Despite the false starts, Khorram’s writing career has had a long gestation. He began writing seriously in sixth grade, after he showed his English teacher 10 pages of fan fiction—a sequel to The Lord of the Rings—which she damned with faint praise. “She didn’t discourage me, but she urged me to write something original next,” he recalls.

Khorram took the advice to heart. His school was upgrading its technology and had stored its old word processors in an empty classroom. He and some friends got permission to use them. “We had an after-school club where we would go to that classroom and write,” he says. “Fantasy, sci-fi, some sort of adventure—that’s where it started.”

Writing was a refuge for Khorram, who felt “other” both in his Kansas City neighborhood—he and his sister were the only Iranian-Americans—and at family reunions, because everyone else could converse in Farsi.

At Southern Illinois University, Khorram studied technical theater. (He still works as a projectionist and lighting designer at a production company but was able to reduce his hours after selling Darius and keep his health insurance.) The urge to create remained, however. Seeing Peter Jackson’s Lord of the Rings trilogy led him to enroll at the Vancouver Film School.
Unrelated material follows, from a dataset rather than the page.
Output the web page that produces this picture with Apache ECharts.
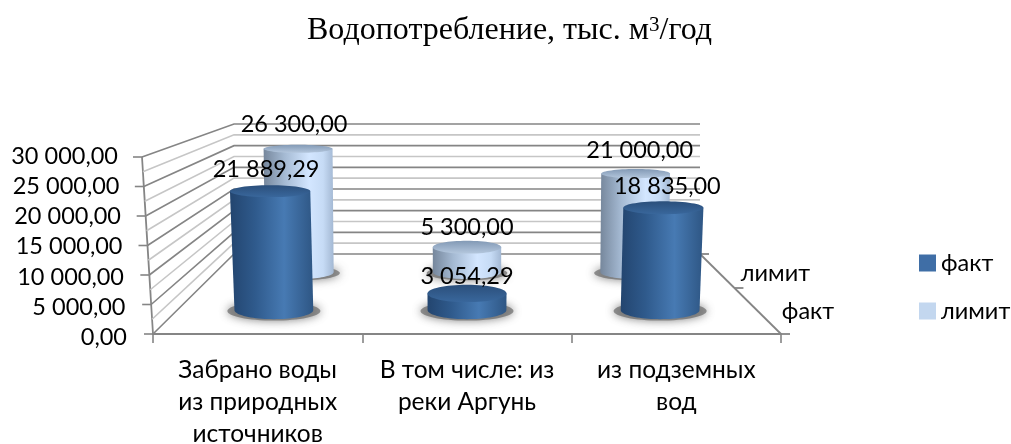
<!DOCTYPE html>
<html><head><meta charset="utf-8">
<style>html,body{margin:0;padding:0;background:#fff}#c{width:1011px;height:444px}</style>
<script src="https://cdn.jsdelivr.net/npm/echarts@6/dist/echarts.min.js"></script>
</head><body><div id="c"></div>
<script>
const categories = ['Забрано воды\nиз природных\nисточников', 'В том числе: из\nреки Аргунь', 'из подземных\nвод'];
const fact = [21889.29, 3054.29, 18835.00];
const limit = [26300.00, 5300.00, 21000.00];
const yTicks = [0, 5000, 10000, 15000, 20000, 25000, 30000];
const gridLevels = [0, 2500, 5000, 7500, 10000, 12500, 15000, 17500, 20000, 22500, 25000, 27500, 30000];
const depthNames = ['факт', 'лимит'];

const FONT = 'Lato';
const FS = 23.5;
const G = {left: 153, top: 157, width: 628, height: 177};
const BACK = {left: 234, right: 700, bottom: 254, top: 124, lean: 11};
const fmt = v => {
  const [a, b] = v.toFixed(2).split('.');
  return a.replace(/\B(?=(\d{3})+$)/g, ' ') + ',' + b;
};
const lerp = (a, b, k) => a + (b - a) * k;

// Projects a point of the front plane (library pixel coordinates) into the box depth.
function project(cs, px, py, d) {
  const t = (px - cs.x) / cs.width;
  const v = (cs.y + cs.height - py) / cs.height;
  const l = lerp(cs.x - BACK.lean * v, BACK.left, d);
  const r = lerp(cs.x + cs.width + BACK.lean * v, BACK.right, d);
  const b = lerp(BACK.bottom, BACK.top, v);
  return [lerp(l, r, t), lerp(py, b, d)];
}

function frameItem(params, api) {
  const cs = params.coordSys;
  const lv = api.value(1);
  const y = api.coord([0, lv])[1];
  const major = lv % 5000 === 0;
  const stroke = major ? '#858585' : '#c6c6c6';
  const a = project(cs, cs.x, y, 0), b = project(cs, cs.x, y, 1), c = project(cs, cs.x + cs.width, y, 1);
  const style = {stroke, lineWidth: 1.6, fill: 'none'};
  const ch = [{type: 'polyline', shape: {points: [a, b, c]}, style}];
  if (major) ch.push({type: 'line', shape: {x1: a[0] - 9, y1: a[1], x2: a[0], y2: a[1]}, style: {stroke: '#858585', lineWidth: 1.6}});
  if (lv === 0) {
    const base = api.coord([0, 0])[1];
    const top = api.coord([0, 30000])[1];
    const p0 = project(cs, cs.x, base, 0), p1 = project(cs, cs.x, top, 0);
    const s0 = project(cs, cs.x + cs.width, base, 0), s1 = project(cs, cs.x + cs.width, base, 1);
    const edge = {stroke: '#858585', lineWidth: 1.8};
    ch.push({type: 'line', shape: {x1: p0[0], y1: p0[1], x2: p1[0], y2: p1[1]}, style: edge});
    ch.push({type: 'line', shape: {x1: s0[0], y1: s0[1], x2: s1[0], y2: s1[1]}, style: edge});
    [[0, 0], [0.575, 1], [1, 2]].forEach(([d, i]) => {
      const p = project(cs, cs.x + cs.width, base, d);
      ch.push({type: 'line', shape: {x1: p[0] - (i === 2 ? 5 : 0), y1: p[1], x2: p[0] + 9, y2: p[1]}, style: edge});
      if (i < 2) ch.push({type: 'text', style: {
        text: depthNames[i], x: p[0] + (i ? 41 : 27), y: p[1] + (i ? -15 : -23), align: 'center', verticalAlign: 'middle',
        fontFamily: FONT, fontSize: FS, fill: '#000'}});
    });
  }
  return {type: 'group', children: ch};
}

function cylinder(depth, bodyStops, capStops) {
  return function (params, api) {
    const cs = params.coordSys;
    const i = api.value(0), val = api.value(1);
    const c0 = api.coord([i, 0]), c1 = api.coord([i, val]);
    const half = 0.068 * cs.width;
    const bL = project(cs, c0[0] - half, c0[1], depth), bR = project(cs, c0[0] + half, c0[1], depth);
    const tL = project(cs, c1[0] - half, c1[1], depth), tR = project(cs, c1[0] + half, c1[1], depth);
    const ratio = y => 0.12 + 0.1 * (y - 150) / 143;
    const bCx = (bL[0] + bR[0]) / 2, bCy = bL[1], bRx = (bR[0] - bL[0]) / 2, bRy = bRx * ratio(bCy);
    const tCx = (tL[0] + tR[0]) / 2, tCy = tL[1], tRx = (tR[0] - tL[0]) / 2, tRy = tRx * ratio(tCy);
    const pts = [tL];
    for (let k = 0; k <= 40; k++) {
      const ang = Math.PI - Math.PI * k / 40;
      pts.push([bCx + bRx * Math.cos(ang), bCy + bRy * Math.sin(ang)]);
    }
    pts.push(tR);
    const grad = (x2, y2, stops) => new echarts.graphic.LinearGradient(0, 0, x2, y2, stops);
    const t = (c0[0] - cs.x) / cs.width;
    const ly = tCy - 17 - (293 - tCy) * 0.05;
    return {type: 'group', children: [
      {type: 'ellipse', shape: {cx: bCx, cy: bCy + 1, rx: bRx * 1.18, ry: bRy * 1.05},
        style: {fill: 'rgba(105,105,105,0.7)', shadowBlur: 10, shadowColor: 'rgba(80,80,80,1)'}},
      {type: 'polygon', shape: {points: pts}, style: {fill: grad(1, 0, bodyStops)}},
      {type: 'ellipse', shape: {cx: tCx, cy: tCy, rx: tRx, ry: tRy}, style: {fill: grad(0, 1, capStops)}},
      {type: 'text', z2: 10, style: {text: fmt(val), x: tCx + (t - 0.5) * 12, y: ly, align: 'center', verticalAlign: 'middle',
        fontFamily: FONT, fontSize: FS, fill: '#000'}}
    ]};
  };
}

const factBody = [{offset: 0, color: '#23456f'}, {offset: 0.3, color: '#2f5a8c'}, {offset: 0.65, color: '#477ab3'}, {offset: 1, color: '#2e5684'}];
const factCap = [{offset: 0, color: '#2b4f7b'}, {offset: 1, color: '#39679c'}];
const limitBody = [{offset: 0, color: '#76879c'}, {offset: 0.3, color: '#a5bad3'}, {offset: 0.65, color: '#d3e6ff'}, {offset: 0.85, color: '#c6dbf5'}, {offset: 1, color: '#a3b8d3'}];
const limitCap = [{offset: 0, color: '#8299b5'}, {offset: 1, color: '#b4c7dd'}];

const chart = echarts.init(document.getElementById('c'), null, {renderer: 'canvas'});
const rich = {};
yTicks.forEach(v => {
  const s = 3.5 - 4.5 * v / 30000;
  rich['p' + v] = {padding: [s > 0 ? 2 * s : 0, v / 30000 * 9, s < 0 ? -2 * s : 0, 0], fontFamily: FONT, fontSize: FS, color: '#000'};
});

chart.setOption({
  backgroundColor: '#fff',
  animation: false,
  title: {
    text: 'Водопотребление, тыс. м{sup|3}/год', left: 302, top: 10,
    textStyle: {fontFamily: 'Liberation Serif', fontSize: 32, fontWeight: 'normal', color: '#000',
      rich: {sup: {fontFamily: 'Liberation Serif', fontSize: 21, color: '#000', verticalAlign: 'top', lineHeight: 32}}}
  },
  legend: {
    data: ['факт', 'лимит'], orient: 'vertical', left: 914, top: 246, itemWidth: 17, itemHeight: 17, itemGap: 24,
    icon: 'rect', textStyle: {fontFamily: FONT, fontSize: FS, color: '#000', padding: [0, 0, 0, 0]}
  },
  grid: {left: G.left, top: G.top, width: G.width, height: G.height, containLabel: false, outerBoundsMode: 'none'},
  xAxis: {
    type: 'category', data: categories,
    axisLine: {lineStyle: {color: '#858585', width: 1.8}},
    axisTick: {show: true, length: 9, alignWithLabel: false, lineStyle: {color: '#858585', width: 1.6}},
    axisLabel: {fontFamily: FONT, fontSize: 24.5, color: '#000', lineHeight: 32, margin: 20, interval: 0}
  },
  yAxis: {
    type: 'value', min: 0, max: 30000, interval: 5000,
    axisLine: {show: false}, axisTick: {show: false}, splitLine: {show: false},
    axisLabel: {margin: 26, formatter: v => '{p' + v + '|' + fmt(v) + '}', rich}
  },
  series: [
    {type: 'custom', name: 'frame', z: 1, silent: true, renderItem: frameItem,
      data: gridLevels.map(v => [0, v]), encode: {x: 0, y: 1}},
    {type: 'custom', name: 'лимит', z: 2, silent: true, renderItem: cylinder(0.775, limitBody, limitCap),
      itemStyle: {color: '#c3d7ef'}, data: limit.map((v, i) => [i, v]), encode: {x: 0, y: 1}},
    {type: 'custom', name: 'факт', z: 3, silent: true, renderItem: cylinder(0.3, factBody, factCap),
      itemStyle: {color: '#3f6ea6'}, data: fact.map((v, i) => [i, v]), encode: {x: 0, y: 1}}
  ]
});
</script></body></html>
“I was convinced I wanted to be a filmmaker until I studied film,” Khorram says. “Then I tried to write screenplays, but it is impossible to sell one, so the very first novel I wrote was an adaptation of the first screenplay I wrote. It didn’t sell either, but I will never forget how fulfilling it was to finish a novel.”

That was 2010. Over the next half a dozen years, Khorram educated himself—studying the novel-writing process, finding critique partners online, learning the ins and outs of getting an agent.

And Khorram wrote. He participated in NaNoWriMo, including in 2014, when he started a novel he felt was “the one” that would finally sell. “It felt different and fresh, unique,” he recalls. “I remember I finished the first draft on a Monday. The next day, I read the deals report in PW, and one of the deals sounded exactly like the novel I had just finished.”

Nevertheless, Khorram persisted. Visiting his father’s extended family for Nowruz, the Persian New Year, he began to consider a novel based on his own experience as an Iranian-American adolescent in the Midwest. He gave his main character, Darius, an Iranian mother (his own is American) and an American father (Khorram’s father was born in Yadz, the village in Iran where most of Darius is set). Khorram also gave Darius chronic depression—something the author has lived with most of his life.

Khorram showed an early draft to an agent at a writers conference who “asked a few insightful questions that blew the story wide open,” he recalls. He also discussed it with his relatives when they met for a reunion in Cypress. “Everyone had suggestions as to what I should add.”

After revising, Khorram was just about to participate in #DVPit, a Twitter event created to showcase pitches from marginalized voices, when an agent he had queried asked to see his book. While withdrawing it from the other agents he had queried, he got two more requests for the manuscript. He wound up signing with Molly O’Neill, who grew up in Texas.

“Molly and I clicked,” Khorram says. “We shared a Midwestern cultural experience.” He revised again. “I am terrible at pacing. Molly had excellent advice on how to better shape the story.”

The book sold to Dana Chidiac at Dial just a few weeks after going out on submission. Khorram says that after all the years and hard work, the best part of becoming published was getting to work with someone who could help him make his writing shine. “It’s kind of selfish, but working with Dana has been my favorite part of all this,” he says. “She’s gotten work out of me that I didn’t know I was capable of. Darius would not be the book it is without her.”

Readers have responded, telling Khorram they appreciated the inclusion of a character living with depression. He’s also received positive feedback from those who, like him, are “diaspora children, a generation trapped between two cultures,” he says, and identify with his main character, who is “not getting the social cues entirely right in either one.”

But mostly, Khorram says, people comment about his mouthwatering descriptions of the food Darius is offered when he goes to Iran for the first time to visit an ailing grandfather he has never met before. “I have had so many people tell me that the book made them really, really hungry,” he says.